I braved a trip to Stevenage on the weekend, mainly because daddy has become some pathetic in this whole Antoinette/divorce debacle that I think he needed the company. Siobhan was going, as well, so that made the whole thing a little better - daddy got the chance to whinge and I had the opportunity to spend a few days with Vaughnsy. It was actually kind of disturbing how little things change in middle-class suburbia - everything was exactly the same. Not that I expected things to be drastically different or anything but you'd think the passage of two years would show up somehow. Though, my old room does resemble nothing less than a transit camp nowadays. I went in there on the Saturday night to find my bed missing and piles of random shit left over by Antoinette and Dominique. I picked through some of the useless tat, just to see if I'd missed anything, but all I wanted to bring back to Ricky with me was my Holy Communion dress and my old children's books. Felt a little sad over my abandoned teddies squashed into my old wardrobe, though.

We didn't get up to much - not that bank holiday weather would ever allow you to - just lazed about in front of the open fire daddy slaved over and geeked out over Star Trek. I got to meet Dominique's guinea pig, as well, (named Susie, bizarrely, after an ex-girlfriend of daddy's) and basically laid claim to it for the whole weekend, keeping it in my lap for ages and stroking the thing half to death (though I'm sure she enjoyed it, if her purring is anything to go by). Anything that falls under the thrall of Dominique is to be pitied, after all, and given some extra lovin'.

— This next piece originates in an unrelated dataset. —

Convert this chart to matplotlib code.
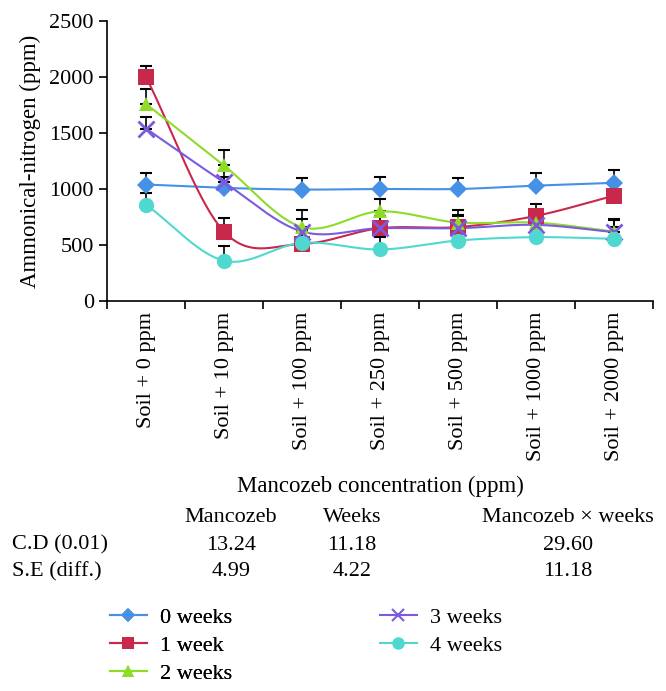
import matplotlib
matplotlib.use("Agg")
import matplotlib.pyplot as plt
from matplotlib.lines import Line2D
import numpy as np

categories = ["Soil + 0 ppm", "Soil + 10 ppm", "Soil + 100 ppm", "Soil + 250 ppm",
              "Soil + 500 ppm", "Soil + 1000 ppm", "Soil + 2000 ppm"]
series_names = ["0 weeks", "1 week", "2 weeks", "3 weeks", "4 weeks"]

week0 = [1040, 1010, 995, 1000, 1000, 1030, 1055]
week1 = [2000, 620, 510, 650, 660, 760, 940]
week2 = [1760, 1210, 660, 800, 700, 700, 620]
week3 = [1540, 1060, 620, 650, 650, 680, 615]
week4 = [860, 360, 520, 460, 540, 570, 555]

err0 = [100, 100, 105, 110, 100, 110, 115]
err1 = [100, 120, 110, 110, 110, 110, 110]
err2 = [130, 140, 150, 110, 110, 110, 110]
err3 = [100, 100, 110, 110, 110, 110, 110]
err4 = [100, 130, 110, 110, 110, 110, 110]

table_cols = ["Mancozeb", "Weeks", "Mancozeb \u00d7 weeks"]
cd_values = ["13.24", "11.18", "29.60"]
se_values = ["4.99", "4.22", "11.18"]

colors = ["#4690e6", "#c8284c", "#8edb28", "#7a5be0", "#4fd8d0"]
markers = ["D", "s", "^", "x", "o"]
msizes = [9, 11, 10, 11, 11]


def catmull_rom(x, y, n=30):
    # smoothed line like a spreadsheet's "smooth line" option
    x = np.asarray(x, float)
    y = np.asarray(y, float)
    px = np.concatenate([[2 * x[0] - x[1]], x, [2 * x[-1] - x[-2]]])
    py = np.concatenate([[2 * y[0] - y[1]], y, [2 * y[-1] - y[-2]]])
    xs, ys = [], []
    t = np.linspace(0, 1, n)
    for i in range(1, len(px) - 2):
        for p, out in ((px, xs), (py, ys)):
            p0, p1, p2, p3 = p[i - 1], p[i], p[i + 1], p[i + 2]
            out.extend(0.5 * (2 * p1 + (-p0 + p2) * t
                              + (2 * p0 - 5 * p1 + 4 * p2 - p3) * t ** 2
                              + (-p0 + 3 * p1 - 3 * p2 + p3) * t ** 3))
    return np.array(xs), np.array(ys)


plt.rcParams["font.family"] = ["Liberation Serif", "DejaVu Serif"]

W, H = 666, 691
fig = plt.figure(figsize=(W / 100, H / 100), dpi=100)
ax = fig.add_axes([107 / W, 1 - 301 / H, 546 / W, 280 / H])

x = np.arange(len(categories))
values = [week0, week1, week2, week3, week4]
errors = [err0, err1, err2, err3, err4]

for vals, errs in zip(values, errors):
    ax.errorbar(x, vals, yerr=[np.zeros(len(errs)), errs], fmt="none",
                ecolor="black", elinewidth=1.2, capsize=4, capthick=1.5, zorder=2)

for vals, c, m, ms in zip(values, colors, markers, msizes):
    sx, sy = catmull_rom(x, vals)
    ax.plot(sx, sy, color=c, lw=1.5, zorder=3)
    mew = 2 if m == "x" else 0
    ax.plot(x, vals, linestyle="none", marker=m, markersize=ms, color=c,
            markeredgewidth=mew, zorder=4)

ax.set_xlim(-0.5, len(categories) - 0.5)
ax.set_ylim(0, 2500)
ax.set_yticks(np.arange(0, 2501, 500))
ax.set_xticks(x)
ax.set_xticklabels(categories, rotation=90, fontsize=16)
ax.tick_params(axis="x", length=0, pad=8)
ax.set_xticks(np.arange(-0.5, len(categories)), minor=True)
ax.tick_params(axis="x", which="minor", length=6, width=1.2, direction="out")
ax.tick_params(axis="y", labelsize=16, length=6, width=1.2, direction="out")
ax.set_ylabel("Ammonical-nitrogen (ppm)", fontsize=16.5, labelpad=6)
for side in ("top", "right"):
    ax.spines[side].set_visible(False)
for side in ("left", "bottom"):
    ax.spines[side].set_linewidth(1.2)

fig.text(380 / W, 1 - 486 / H, "Mancozeb concentration (ppm)", ha="center",
         va="center", fontsize=16.5)

col_x = [231, 352, 568]
for cx, head, cd, se in zip(col_x, table_cols, cd_values, se_values):
    fig.text(cx / W, 1 - 518 / H, head, ha="center", va="center", fontsize=16)
    fig.text(cx / W, 1 - 545 / H, cd, ha="center", va="center", fontsize=16)
    fig.text(cx / W, 1 - 572 / H, se, ha="center", va="center", fontsize=16)
fig.text(12 / W, 1 - 545 / H, "C.D (0.01)", ha="left", va="center", fontsize=16)
fig.text(12 / W, 1 - 572 / H, "S.E (diff.)", ha="left", va="center", fontsize=16)

handles = [Line2D([], [], color=c, marker=m, markersize=ms - 2,
                  markeredgewidth=(1.5 if m == "x" else 0), lw=1.5)
           for c, m, ms in zip(colors, markers, msizes)]
leg_kw = dict(loc="upper left", frameon=False, fontsize=16, handlelength=1.65,
              handletextpad=0.6, labelspacing=0.34, borderpad=0, borderaxespad=0)
leg1 = fig.legend(handles[:3], series_names[:3],
                  bbox_to_anchor=(110 / W, 1 - 607 / H), **leg_kw)
fig.add_artist(leg1)
fig.legend(handles[3:], series_names[3:],
           bbox_to_anchor=(380 / W, 1 - 607 / H), **leg_kw)

fig.savefig("out.png", dpi=100)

I'm in Londinium for some R&R tomorrow - or, in other words, for some shopping. I got down on the Saturday before my birthday, as I was in town for some birthday cocktails with Vaughnsy, but I didn't really get it all out of the way. We went to Match EC1, which was fairly quiet for a London bar on a Saturday night but we had a nice chat with the bartender - he was one of those sorts that you could just tell what sort of flavours you were into and he'd create a new cocktail on the spot! There's something undeniably sexy about a man who can create fancy booze. Shelled out eighty quid for the night (I picked up the tab) but it was worth it all - especially when I got banana beer and chocolate coffee and funny, popcorn-flavoured candles (strangely addictive in terms of sniffing) out of Vaughnsy as a birthday present. A quiet birthday, then, but I quite like it that way.